= What the task requires =
Restate the full listing word for word and leave the pictures out.

= Information supplied =
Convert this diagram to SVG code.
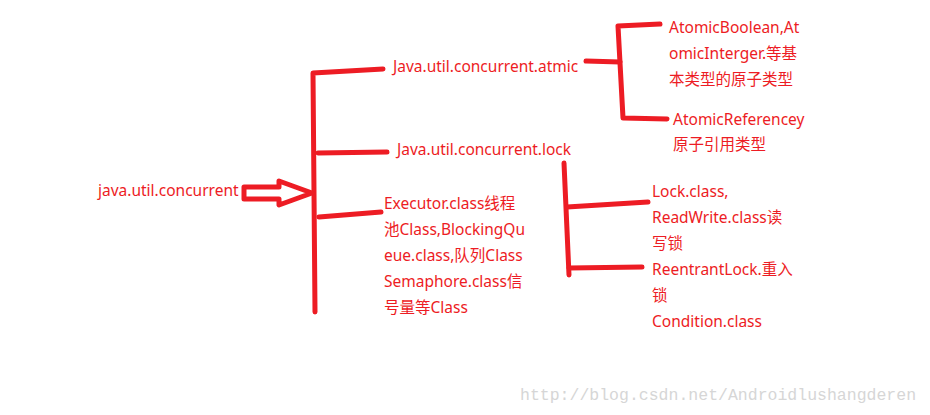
<svg xmlns="http://www.w3.org/2000/svg" width="930" height="415" viewBox="0 0 930 415">
<style>
.t{font-family:"Noto Sans","Noto Sans CJK SC",sans-serif;font-size:15.5px;fill:#ED1C24}
.c{fill:none;stroke:#ED1C24;stroke-width:5;stroke-linecap:round;stroke-linejoin:round}
.w{font-family:"Liberation Mono",monospace;font-size:16.5px;fill:#d6d6d6}
</style>
<rect width="930" height="415" fill="#fff"/>
<g id="connectors">
<polyline class="c" points="383,69 313,73 315,312"/>
<polyline class="c" points="318,153 387,152"/>
<polyline class="c" points="319,217 381,212"/>
<path class="c" stroke-width="4" d="M244,187 L279,187 L279,181 L312,193 L279,205 L279,199 L244,199 Z"/>
<polyline class="c" points="586,61 620,62"/>
<polyline class="c" points="660,24 618,26 623,118 667,119"/>
<polyline class="c" points="564,163 569,275"/>
<polyline class="c" points="567,207 648,202"/>
<polyline class="c" points="569,268 642,267"/>
</g>
<g id="root"><text class="t" x="98" y="196">java.util.concurrent</text></g>
<g id="atmic"><text class="t" x="393" y="72">Java.util.concurrent.atmic</text></g>
<g id="lock"><text class="t" x="397" y="155">Java.util.concurrent.lock</text></g>
<g id="executor">
<text class="t" x="384" y="209">Executor.class线程</text>
<text class="t" x="384" y="235">池Class,BlockingQu</text>
<text class="t" x="384" y="261">eue.class,队列Class</text>
<text class="t" x="384" y="287">Semaphore.class信</text>
<text class="t" x="384" y="313">号量等Class</text>
</g>
<g id="atomicboolean">
<text class="t" x="669" y="33">AtomicBoolean,At</text>
<text class="t" x="669" y="59">omicInterger.等基</text>
<text class="t" x="669" y="85">本类型的原子类型</text>
</g>
<g id="atomicref">
<text class="t" x="673" y="125">AtomicReferencey</text>
<text class="t" x="673" y="150">原子引用类型</text>
</g>
<g id="lockclass">
<text class="t" x="652" y="197">Lock.class,</text>
<text class="t" x="652" y="223">ReadWrite.class读</text>
<text class="t" x="652" y="249">写锁</text>
</g>
<g id="reentrant">
<text class="t" x="652" y="275">ReentrantLock.重入</text>
<text class="t" x="652" y="301">锁</text>
<text class="t" x="652" y="327">Condition.class</text>
</g>
<text class="w" x="520" y="400">http://blog.csdn.net/Androidlushangderen</text>
</svg>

= Task output =
Convert this diagram to SVG code.
<svg xmlns="http://www.w3.org/2000/svg" width="930" height="415" viewBox="0 0 930 415">
<style>
.t{font-family:"Noto Sans","Noto Sans CJK SC",sans-serif;font-size:15.5px;fill:#ED1C24}
.c{fill:none;stroke:#ED1C24;stroke-width:5;stroke-linecap:round;stroke-linejoin:round}
.w{font-family:"Liberation Mono",monospace;font-size:16.5px;fill:#d6d6d6}
</style>
<rect width="930" height="415" fill="#fff"/>
<g id="connectors">
<polyline class="c" points="383,69 313,73 315,312"/>
<polyline class="c" points="318,153 387,152"/>
<polyline class="c" points="319,217 381,212"/>
<path class="c" stroke-width="4" d="M244,187 L279,187 L279,181 L312,193 L279,205 L279,199 L244,199 Z"/>
<polyline class="c" points="586,61 620,62"/>
<polyline class="c" points="660,24 618,26 623,118 667,119"/>
<polyline class="c" points="564,163 569,275"/>
<polyline class="c" points="567,207 648,202"/>
<polyline class="c" points="569,268 642,267"/>
</g>
<g id="root"><text class="t" x="98" y="196">java.util.concurrent</text></g>
<g id="atmic"><text class="t" x="393" y="72">Java.util.concurrent.atmic</text></g>
<g id="lock"><text class="t" x="397" y="155">Java.util.concurrent.lock</text></g>
<g id="executor">
<text class="t" x="384" y="209">Executor.class线程</text>
<text class="t" x="384" y="235">池Class,BlockingQu</text>
<text class="t" x="384" y="261">eue.class,队列Class</text>
<text class="t" x="384" y="287">Semaphore.class信</text>
<text class="t" x="384" y="313">号量等Class</text>
</g>
<g id="atomicboolean">
<text class="t" x="669" y="33">AtomicBoolean,At</text>
<text class="t" x="669" y="59">omicInterger.等基</text>
<text class="t" x="669" y="85">本类型的原子类型</text>
</g>
<g id="atomicref">
<text class="t" x="673" y="125">AtomicReferencey</text>
<text class="t" x="673" y="150">原子引用类型</text>
</g>
<g id="lockclass">
<text class="t" x="652" y="197">Lock.class,</text>
<text class="t" x="652" y="223">ReadWrite.class读</text>
<text class="t" x="652" y="249">写锁</text>
</g>
<g id="reentrant">
<text class="t" x="652" y="275">ReentrantLock.重入</text>
<text class="t" x="652" y="301">锁</text>
<text class="t" x="652" y="327">Condition.class</text>
</g>
<text class="w" x="520" y="400">http://blog.csdn.net/Androidlushangderen</text>
</svg>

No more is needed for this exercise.